Soriano Barrera was engaged in many different sports including swimming, soccer, golf, and hockey before finally sticking with tennis at age 12.
Growing up in Barcelona, Spain, Soriano Barrera had to adjust to a very different culture in Miami. “It was different culturally, I feel like it’s a change where you need to adapt to things fast whether that’s competing or studying in English,” Soriano Barrera said. “Now I am used to it and I feel pretty comfortable.”
When looking at potential colleges Soriano Barrera had only two places in mind, schools in Florida or California. “I always wanted to go to Florida or California, I like good weather.
When I got the offer from Miami, I felt that it was the closest city to home,” Soriano Barrera said.
Before his matches he makes sure that all of his rackets are on point, his grips are the way he wants them to be and then locks in for his match with one hour to go. “I try to focus one hour before, listening to music and doing specific warmups. I try to do that routine every time, I really go with techno, EDM, underground stuff, progressive house,” Soriano Barrera said.
Soriano Barrera’s biggest hobby is creating music outside of playing tennis. “I love music; I am very passionate about it. I produce music and I DJ.”

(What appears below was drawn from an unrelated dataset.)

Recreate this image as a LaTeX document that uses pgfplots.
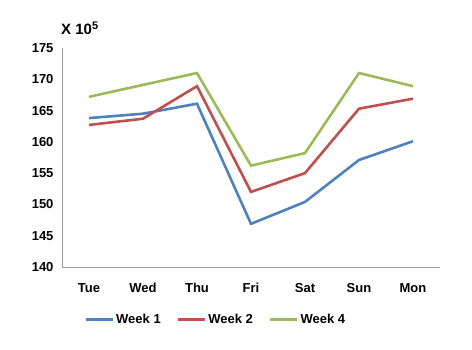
\documentclass[border=0pt]{standalone}
\usepackage{pgfplots}
\pgfplotsset{compat=1.18}
\usepackage{fontspec}
\setmainfont{Liberation Sans}
\definecolor{wkA}{HTML}{4F81BD}
\definecolor{wkB}{HTML}{C0504D}
\definecolor{wkD}{HTML}{9BBB59}
\newcommand\lbl{\fontsize{13}{15}\selectfont\bfseries}
\begin{document}
\begin{tikzpicture}[font=\lbl]
\path (-62pt,-83pt) rectangle (410pt,267pt);
\begin{axis}[
  at={(0,0)}, anchor=south west,
  scale only axis,
  width=378pt, height=219pt,
  xmin=-0.5, xmax=6.5,
  ymin=140, ymax=175,
  ytick={140,145,...,175},
  xtick={0,...,6},
  xticklabels={Tue,Wed,Thu,Fri,Sat,Sun,Mon},
  axis lines=left,
  axis line style={gray!80, line width=0.8pt, -},
  major tick length=0pt,
  tick label style={font=\lbl},
  /pgf/number format/assume math mode=true,
  yticklabel style={xshift=-5pt},
  xticklabel style={yshift=-12pt, text height=9.5pt, text depth=0pt},
  legend style={at={(0.407,-0.205)}, anchor=north, draw=none, legend columns=3,
    font=\lbl, inner sep=0pt,
    /tikz/every even column/.append style={column sep=14pt}},
  legend image code/.code={\draw[#1] (0pt,0pt) -- (27pt,0pt);},
  every axis plot/.append style={line width=2.6pt, line join=miter},
  clip=false,
]
\addplot[wkA] coordinates {(0,163.8) (1,164.5) (2,166.1) (3,146.9) (4,150.4) (5,157.1) (6,160.1)};
\addplot[wkB] coordinates {(0,162.7) (1,163.7) (2,168.9) (3,152.0) (4,155.0) (5,165.3) (6,166.9)};
\addplot[wkD] coordinates {(0,167.2) (1,169.1) (2,171.0) (3,156.2) (4,158.2) (5,171.0) (6,168.9)};
\legend{Week 1,Week 2,Week 4}
\node[anchor=south west, inner sep=0pt, font=\fontsize{15}{17}\selectfont\bfseries] at (rel axis cs:0,1) [yshift=13pt, xshift=-1pt] {X 10\raisebox{5pt}{\fontsize{11}{12}\selectfont 5}};
\end{axis}
\end{tikzpicture}
\end{document}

Soriano Barrera’s favorite food is the Chuleton, a big steak, a dish well known in Spain. When back home Soriano Barrera enjoys traveling to Pais Vasco, a small city in the north part of Spain known mostly for their food and where he gets the Chuleton.

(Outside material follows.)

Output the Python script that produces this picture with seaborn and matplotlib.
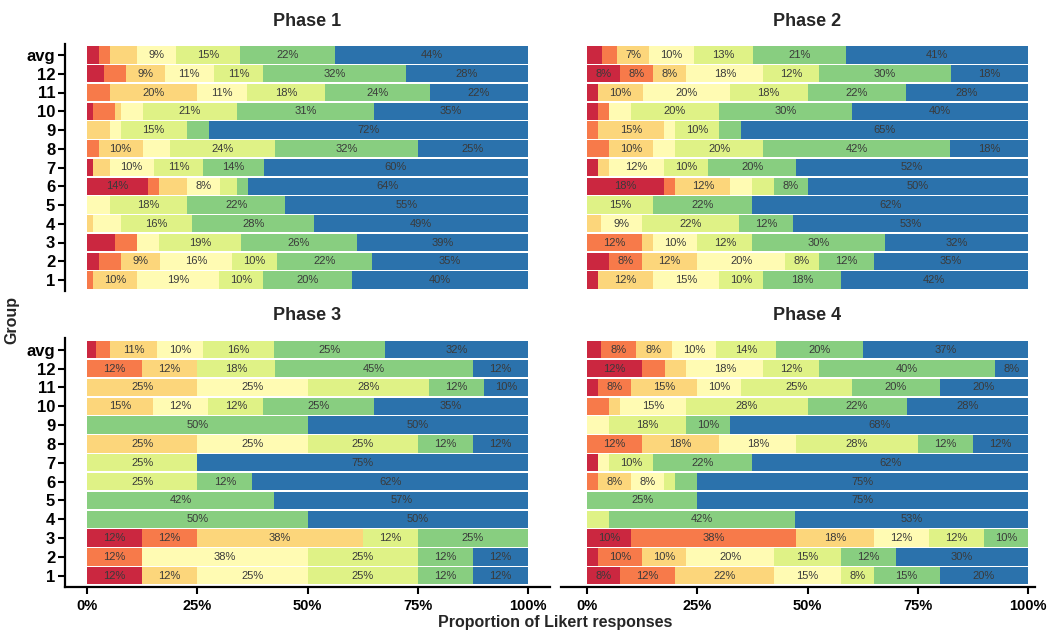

For Soriano Barrera, he enjoys having success on the court but also appreciates the support his family gives him and how much they appreciate watching him play.
“It was one of my first futures tournaments and I never had the opportunity to compete at that level. When I saw my dad enjoying my tennis, like really enjoying it, it was shocking for me and it made me so happy to see my dad enjoying something I was doing,” Soriano Barrera said.
With hopes of playing tennis professionally, Soriano Barrera takes every chance possible to learn from the big three; Novak Djokovic, Rafael Nadal and Roger Federer. “Tennis has been my life. I love sports, I think that I need to do some sport always and tennis has been a part of my life consistently every day for the past eight years.” Soriano Barrera said. “If you take that away from me, you take half of my life.”
Soriano Barrera has developed a very special relationship with two fellow teammates Pablo Aycart Joya and Tatsuki Shimamoto since coming to Coral Gables. Soriano Barrera has lived with Aycart Joya and Shimamoto since freshman year and has instilled friendly competitions during practice. Soriano Barrera enjoys practicing against his roommate Shimamoto the most. “Against Tatsuki, Tatsuki Shimamoto, my roommate, we have a big fight with each other [every time we are out on the courts competing],” Soriano Barrera said.
“He loves to do Rubik’s cubes and that kind of explains what kind of person he is, for an average person it’s very complicated,” Piric said when asked how he could describe the junior in a single word. “Off the court, he is very analytical, he likes to think things through and understand why he is doing something.
“He brings a little bit of that on the court, he believes in a certain way of doing things and the way he needs to play, which makes him as good as he is.”